稲垣先生が生み出すキャラクターは個性がぶっ飛んでいて、実際にこんな人がいたら楽しいだろうなぁといつも思います。彼らの言うことやることは私なんかには思いつかないことばかりで、でもこの人なら実現させてしまうんじゃないかと信じさせるリアリティを持っている。たとえ口がうまくて調子のいいことばかり言っていても、気が弱くて頼りない印象でも、いつの間にか彼らに信頼を寄せて何をしてくれるのかワクワクして目が離せなくなってしまいます。「トリリオンゲーム」のハルとガクたちもそんな魅力にあふれ、それは池上先生の描く「目」の力も大きいのではと思いました。
物語の冒頭ですでに二人は長者番付に載り成功しています。どのようにしてそこまでたどり着くのか、キリカはそれにどう関わっていくのか、そのさらに先には何があるのか、気になることは数え切れません。
素敵な作品に出合う機会をいただいたことに感謝しつつ、作品ファンの皆さんと一緒に続きを待ちたいと思います。

プロフィール
4月15日生まれ。神奈川県出身。主な出演作に「Dr.STONE」(コハク役)、「THE IDOLM@STER」(我那覇響役)、「だがしかし」 (遠藤サヤ役)、「恋愛ラボ」(倉橋莉子役)、「アイカツ!」(藤堂ユリカ役)などがある。
稲垣理一郎(イナガキリイチロウ)
稲垣理一郎
1976年6月20日、東京都生まれ。週刊ビッグコミックスピリッツ(小学館)および同誌の増刊で読み切りを発表した後、週刊少年ジャンプ(集英社)主催による第7回ストーリーキングのネーム部門に「アイシールド21」を投稿し、同賞史上初となる大賞を受賞する。

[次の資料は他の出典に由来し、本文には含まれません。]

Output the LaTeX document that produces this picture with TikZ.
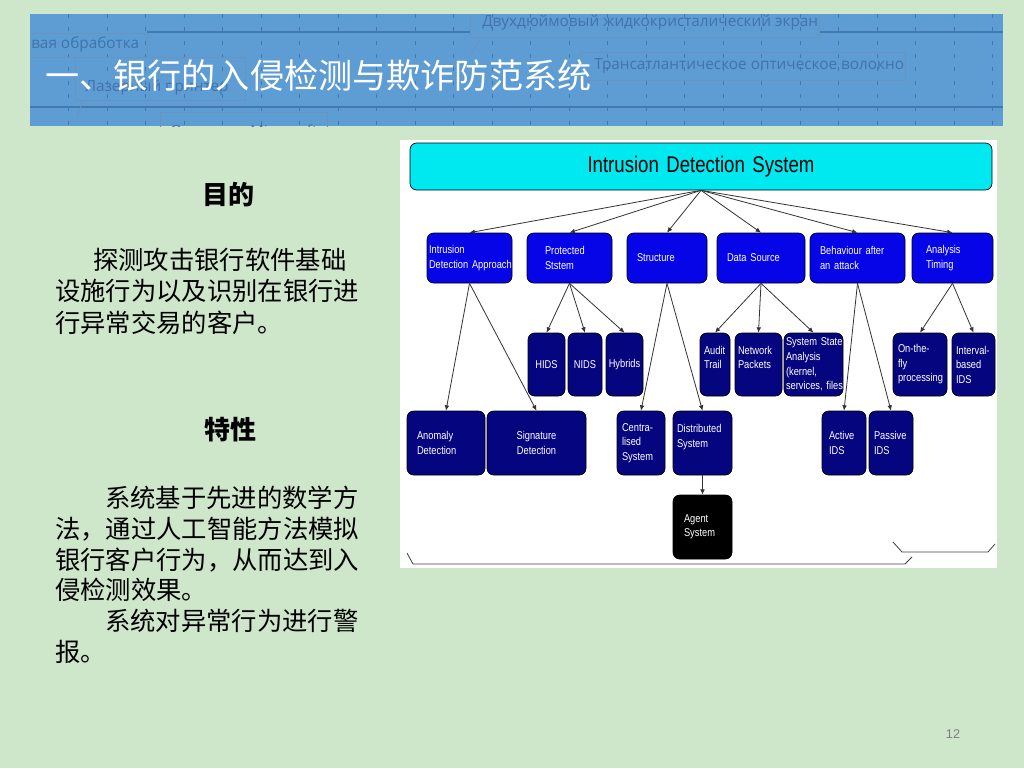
\documentclass[tikz,border=0pt]{standalone}
\usepackage{fontspec}
\newfontfamily\cjk{Noto Sans CJK SC}
\newfontfamily\idsfont[FakeStretch=0.82]{Liberation Sans}
\newfontfamily\numfont{Liberation Sans}
\newfontfamily\decofont{Open Sans}
\usetikzlibrary{arrows.meta}
\definecolor{slidegreen}{RGB}{206,230,201}
\definecolor{bandblue}{RGB}{94,156,212}
\definecolor{bandline}{RGB}{66,121,176}
\definecolor{bandtext}{RGB}{64,116,170}
\definecolor{boxblue}{RGB}{5,5,232}
\definecolor{boxnavy}{RGB}{5,5,128}
\definecolor{idscyan}{RGB}{0,232,240}
\tikzset{
	idsbase/.style={draw=black, line width=0.5pt, rounded corners=5pt, inner xsep=0pt, inner ysep=1pt, text=white, align=left, font=\idsfont\fontsize{8.5}{10.9}\selectfont},
	rowtwo/.style={idsbase, fill=boxblue},
	rowlow/.style={idsbase, fill=boxnavy},
	agentbox/.style={idsbase, fill=black},
	headbox/.style={idsbase, fill=idscyan, text=black, align=center, font=\idsfont\fontsize{17}{20}\selectfont},
	link/.style={-{Latex[length=4pt,width=3.5pt]}, line width=0.6pt, draw=black!80},
	bline/.style={line width=0.6pt, draw=black!75},
	dashv/.style={bandline, line width=0.75pt, dash pattern=on 3pt off 7pt},
	deco/.style={bandline!80, line width=0.6pt},
	decotext/.style={text=bandtext, anchor=west, inner sep=0pt, font=\decofont\fontsize{11.5}{13}\selectfont},
	body/.style={anchor=base west, inner sep=0pt, font=\cjk\fontsize{19}{23}\selectfont},
	heading/.style={anchor=base, inner sep=0pt, font=\cjk\bfseries\fontsize{19.5}{23}\selectfont}
}
% box from corners: [text indent]{name}{x1}{y1}{x2}{y2}{style}{text}
\newcommand\idsbox[8][4]{%
	\pgfmathsetmacro\idsw{(#5-#3)*0.75}%
	\pgfmathsetmacro\idsh{(#6-#4)*0.75}%
	\pgfmathsetmacro\idst{(#5-#3-2*#1)*0.75}%
	\node[#7, minimum width=\idsw pt, minimum height=\idsh pt, text width=\idst pt] (#2) at ({(#3+#5)/2},{(#4+#6)/2}) {#8};}

\begin{document}
\begin{tikzpicture}[x=0.75pt, y=-0.75pt]
			%%%%% START %%%%%
			
			\fill[slidegreen] (0,0) rectangle (1024,768);
			
			%%%%% title band
			\fill[bandblue] (30,14) rectangle (1003,126);
			\begin{scope}
				\clip (30,14) rectangle (1003,126);
				\foreach \k in {1,...,25}
					\draw[dashv] ({30+38.5*\k},14) -- ({30+38.5*\k},126);
				\draw[bandline, line width=2pt] (147,32) -- (470,32);
				\draw[bandline, line width=2pt] (819,32) -- (1003,32);
				\draw[bandline, line width=2pt] (30,107) -- (1003,107);
				\draw[deco] (470,14) -- (470,37) -- (819,37) -- (819,14);
				\draw[deco] (481,37) -- (471,55);
				\draw[deco] (29,33) rectangle (147,57);
				\draw[deco] (75,57) rectangle (245,100);
				\draw[deco] (83,100) -- (77,118);
				\draw[deco] (160,112) rectangle (327,132);
				\draw[deco] (580,52) rectangle (905,80);
				\draw[deco] (588,80) -- (581,97);
				\node[decotext] (lcd) at (482,23) {Двухдюймовый жидкокристалический экран};
				\node[decotext] (proc) at (31,44) {вая обработка};
				\node[decotext] (laser) at (85,88) {Лазерный принтер};
				\node[decotext] (fibre) at (594,66) {Трансатлантическое оптическое волокно};
				\node[decotext] (ms) at (170,132) {Операция Microsoft};
			\end{scope}
			\node[anchor=base west, inner sep=0pt, text=white, font=\cjk\fontsize{25.6}{30}\selectfont] (title) at (45,88) {一、银行的入侵检测与欺诈防范系统};
			
			%%%%% left column
			\node[heading] (aim) at (228,204) {目的};
			\foreach \x/\y/\t [count=\i] in {93/269/探测攻击银行软件基础, 55/300.5/设施行为以及识别在银行进, 55/332/行异常交易的客户。}
				\node[body] (aim\i) at (\x,\y) {\t};
			\node[heading] (feat) at (230,439.5) {特性};
			\foreach \x/\y/\t [count=\i] in {105/507/系统基于先进的数学方, 55/538/法，通过人工智能方法模拟, 55/569/银行客户行为，从而达到入, 55/599.5/侵检测效果。, 105/630.5/系统对异常行为进行警, 55/661/报。}
				\node[body] (feat\i) at (\x,\y) {\t};
			
			%%%%% diagram
			\fill[white] (400,140) rectangle (997,568);
			\idsbox{ids}{410}{143}{992}{190}{headbox}{Intrusion Detection System}
			
			\idsbox[2]{approach}{427}{233}{512}{283}{rowtwo}{Intrusion\\\mbox{Detection Approach}}
			\idsbox[18]{protected}{527}{233}{612}{283}{rowtwo}{Protected\\Ststem}
			\idsbox[10]{structure}{627}{233}{707}{283}{rowtwo}{Structure}
			\idsbox[10]{source}{717}{233}{805}{283}{rowtwo}{Data Source}
			\idsbox[10]{behaviour}{810}{233}{905}{283}{rowtwo}{\mbox{Behaviour after}\\an attack}
			\idsbox[14]{timing}{912}{233}{993}{283}{rowtwo}{Analysis\\Timing}
			
			\idsbox[1]{hids}{528}{333}{565}{396}{rowlow, align=center}{HIDS}
			\idsbox[1]{nids}{568}{333}{602}{396}{rowlow, align=center}{NIDS}
			\idsbox[1]{hybrids}{606}{333}{643}{396}{rowlow, align=center}{Hybrids}
			\idsbox[4]{audit}{700}{333}{730}{396}{rowlow}{Audit\\Trail\\\mbox{}}
			\idsbox[3]{packets}{735}{333}{782}{396}{rowlow}{Network\\Packets\\\mbox{}}
			\idsbox[2]{state}{784}{333}{843}{396}{rowlow}{\mbox{System State}\\Analysis\\(kernel,\\\mbox{services, files}}
			\idsbox[5]{onfly}{893}{333}{947}{396}{rowlow}{On-the-\\fly\\processing}
			\idsbox[4]{interval}{952}{333}{995}{396}{rowlow}{Interval-\\based\\IDS}
			
			\idsbox[10]{anomaly}{407}{411}{485}{475}{rowlow}{Anomaly\\Detection}
			\idsbox[2]{signature}{487}{411}{586}{475}{rowlow, align=center}{Signature\\Detection}
			\idsbox[5]{central}{617}{411}{665}{475}{rowlow}{Centra-\\lised\\System}
			\idsbox[4]{distributed}{673}{411}{732}{475}{rowlow}{Distributed\\System\\\mbox{}}
			\idsbox[7]{active}{822}{411}{866}{475}{rowlow}{Active\\IDS}
			\idsbox[5]{passive}{869}{411}{913}{475}{rowlow}{Passive\\IDS}
			\idsbox[11]{agent}{673}{495}{732}{559}{agentbox}{Agent\\System}
			
			\foreach \c in {approach,protected,structure,source,behaviour,timing}
				\draw[link] (ids.south) -- (\c.north);
			\foreach \p/\c in {approach/anomaly, approach/signature, protected/hids, protected/nids, protected/hybrids, structure/central, structure/distributed, distributed/agent, source/audit, source/packets, source/state, behaviour/active, behaviour/passive, timing/onfly, timing/interval}
				\draw[link] (\p.south) -- (\c.north);
			
			\draw[bline] (407,553) -- (413,564) -- (905,564) -- (912,557);
			\draw[bline] (893,542) -- (902,552) -- (988,552) -- (995,544);
			
			\node[text=black!50, font=\numfont\fontsize{9.5}{11}\selectfont] (page) at (953,734) {12};
			
			%%%%% END %%%%%
\end{tikzpicture}
\end{document}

村田雄介を作画に迎えた同作は、週刊少年ジャンプにて2002年から2009年まで連載され、TVアニメ化やゲーム化などさまざまなメディア展開が行われた。2017年からはBoichi作画による「Dr.STONE」を週刊少年ジャンプで連載し、同作は第64回小学館漫画賞の少年向け部門を受賞。2019年にはTVアニメ化も果たす。2020年11月にはビッグコミックスペリオール(小学館)にて、池上遼一とタッグを組んだ「トリリオンゲーム」をスタートさせた。
池上遼一(イケガミリョウイチ)
池上遼一
1944年5月29日、福井県生まれ。1962年、貸本漫画誌魔像(日の丸文庫)に「魔剣小太刀」が掲載されデビューする。その後、水木しげるのアシスタントとして働いたのち、本格的に活動開始。雁屋哲原作の「男組」、小池一夫原作の「クライングフリーマン」、史村翔(武論尊の別名義)原作の「サンクチュアリ」などを発表し、武論尊原作の「HEAT -灼熱-」は第47回小学館漫画賞を受賞したほか、2004年に実写映画化もされた。2020年11月からはビッグコミックスペリオール(小学館)にて、稲垣理一郎とタッグを組んだ「トリリオンゲーム」を連載している。